The esoteric and erotic are sometimes linked, though not often do we find them together in a work of comparative religion. In 1883, James Forlong published a large tome with an equally large title: Rivers of Life, or Sources and Streams of the Faiths of Man in All Lands; Showing the Evolution of Faiths from the Rudest Symbolisms to the Latest Spiritual Developments. Forlong belonged to the “phallicist school of religious anthropology,” a group whose work loosely and lasciviously read religious history as an evolutionary unfolding that, after 10,000 years of maturation, exploded into modern faiths. Forlong’s seminal ideas are encapsulated in a detailed and colorful chart, Rivers of Life or Faiths of Man in All Lands. Despite Forlong’s prodigious and erudite efforts, he gets nearly everything wrong.
Forlong is the strange sort of character that the British Empire regularly threw up in its mission to colonize the world. It’s too bad we don’t have a biography of him because despite being wrong about nearly every aspect of religious history, he seems to have been the kind of crank that everyone can know and love. The working title of such a biography might be The Man Who Would Be Phallic King; God of the Fertile Groves — Interpreting Religious History Through Lord Forlong’s Sexual Lens. Or something like that. Those interested can find volume two of his massive work here. Forlong is not, unsurprisingly, a figure much studied in the anthropology of religion.


“Forlong’s seminal ideas…” indeed.
Can you elucidate on why you illustrated this post with the poster for Barrymore’s Svengali?
While I can certainly see how Svengali could be interpreted in “magic penis” mode, I’ve always seen it through the character Trilby, who seems to be the archetype for the Manic Pixie Dream Girl in Hollywood films.
(The novel is on my list, but I haven’t read it yet. And of course the stage play — which gave us the eponymous hat — is not available. But the PD version of the novel that I downloaded shows Marian Marsh on the cover, so I’m guessing Manic Pixie Dream Girl predates Hollywood by a bit.)
Or is there some connection between phallic theology and the Manic Pixie Dream Girl that I’m missing?

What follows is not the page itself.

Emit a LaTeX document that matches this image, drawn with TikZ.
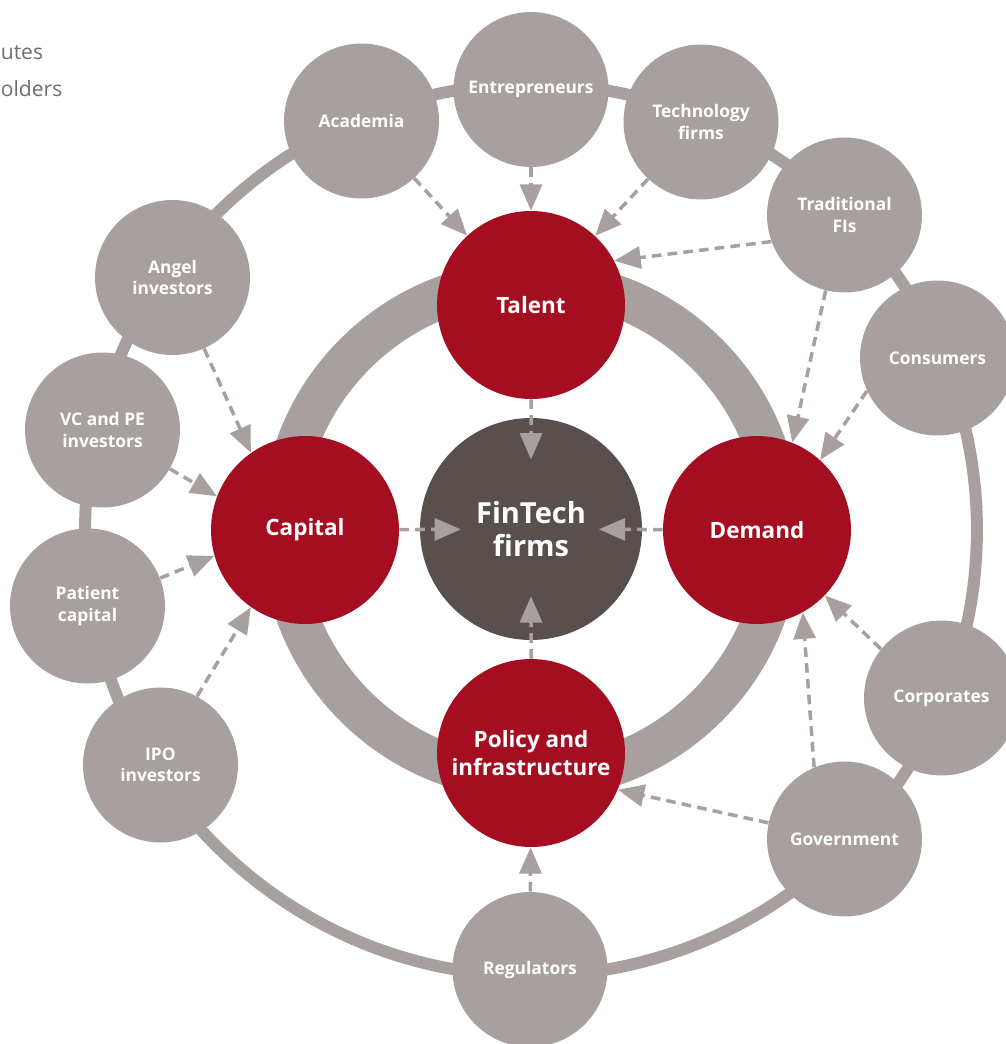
\documentclass[tikz,border=0pt]{standalone}
\usepackage{fontspec}
\setmainfont{Open Sans}
\usetikzlibrary{arrows.meta,calc}
\definecolor{ringgray}{HTML}{A8A09E}
\definecolor{hubred}{HTML}{A50D21}
\definecolor{coredark}{HTML}{594F4C}
\definecolor{notegray}{HTML}{6D6E70}

\begin{document}
\begin{tikzpicture}[x=0.02cm,y=-0.02cm,
  actor/.style={circle,fill=ringgray,minimum size=3.1cm,inner sep=0pt,text=white,
    font=\bfseries\fontsize{9.9}{12}\selectfont,align=center},
  pillar/.style={circle,fill=hubred,minimum size=3.76cm,inner sep=0pt,text=white,
    font=\bfseries\fontsize{12.8}{16}\selectfont,align=center},
  core/.style={circle,fill=coredark,minimum size=4.44cm,inner sep=0pt,text=white,
    font=\bfseries\fontsize{16.5}{19}\selectfont,align=center},
  feed/.style={ringgray,line width=2pt,dash pattern=on 5.5pt off 3.5pt,
    -{Triangle[length=15pt,width=12.5pt]}},
  note/.style={anchor=base west,text=notegray,font=\fontsize{12}{14}\selectfont,inner sep=0pt},
]
\useasboundingbox (0,0) rectangle (1006,1044);

% legend fragments
\node[note] (noteA) at (0.5,60) {utes};
\node[note] (noteB) at (0.5,97) {olders};

% rings
\draw[ringgray,line width=0.24cm] (531,530) circle[radius=8.92cm];
\draw[ringgray,line width=0.84cm] (531,530) circle[radius=4.98cm];

% core and pillars
\node[core] (fin) at (531,529) {FinTech\\firms};
\node[pillar] (talent) at (531,305) {Talent};
\node[pillar] (capital) at (305,530) {Capital};
\node[pillar] (demand) at (757,530) {Demand};
\node[pillar] (policy) at (531,753) {Policy and\\infrastructure};

% stakeholders
\node[actor] (academia) at (361.5,121) {Academia};
\node[actor] (entre) at (531,89.5) {Entrepreneurs};
\node[actor] (tech) at (701,122) {Technology\\firms};
\node[actor] (trad) at (844.5,215) {Traditional\\FIs};
\node[actor] (cons) at (937.5,358) {Consumers};
\node[actor] (corp) at (941.5,698) {Corporates};
\node[actor] (gov) at (844.5,839) {Government};
\node[actor] (reg) at (530,969.5) {Regulators};
\node[actor] (ipo) at (160.5,765) {IPO\\investors};
\node[actor] (patient) at (87.5,606) {Patient\\capital};
\node[actor] (vc) at (102.5,430) {VC and PE\\investors};
\node[actor] (angel) at (172.5,277.5) {Angel\\investors};

% flows into the pillars
\draw[feed] (academia) -- (talent);
\draw[feed] (entre) -- (talent);
\draw[feed] (tech) -- (talent);
\draw[feed] (trad.200) -- (talent.28);
\draw[feed] (trad.256) -- (demand.68);
\draw[feed] (cons.205) -- (demand.48);
\draw[feed] (corp.141) -- (demand.316);
\draw[feed] (gov.113) -- (demand.-61);
\draw[feed] (gov.168) -- (policy.-23);
\draw[feed] (reg) -- (policy);
\draw[feed] (ipo.62) -- (capital.235);
\draw[feed] (patient.21) -- (capital.196);
\draw[feed] (vc.-30) -- (capital.159);
\draw[feed] (angel.-66) -- (capital.125);

% flows into the core
\coordinate (finN) at ($(fin)!0.31!(talent)$);
\coordinate (finW) at ($(fin)!0.31!(capital)$);
\coordinate (finE) at ($(fin)!0.30!(demand)$);
\coordinate (finS) at ($(fin)!0.30!(policy)$);
\draw[feed] (talent) -- (finN);
\draw[feed] (capital) -- (finW);
\draw[feed] (demand) -- (finE);
\draw[feed] (policy) -- (finS);
\end{tikzpicture}
\end{document}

I’m only familiar with feminist critiques of the MPDG trope.
If you want analysis of intent, I’d come up short. I wrote this post at about 5 this morning and for some reason I was picturing Forlong as a Svengali type of character, hence the picture. It was a stream of consciousness sort of thing and just seemed right at the time. I considered changing it to a film clip from “The Man Who Would Be King” but couldn’t find any clips I liked. So it’s staying — I like the idea of having a juxtaposition that puzzles my readers.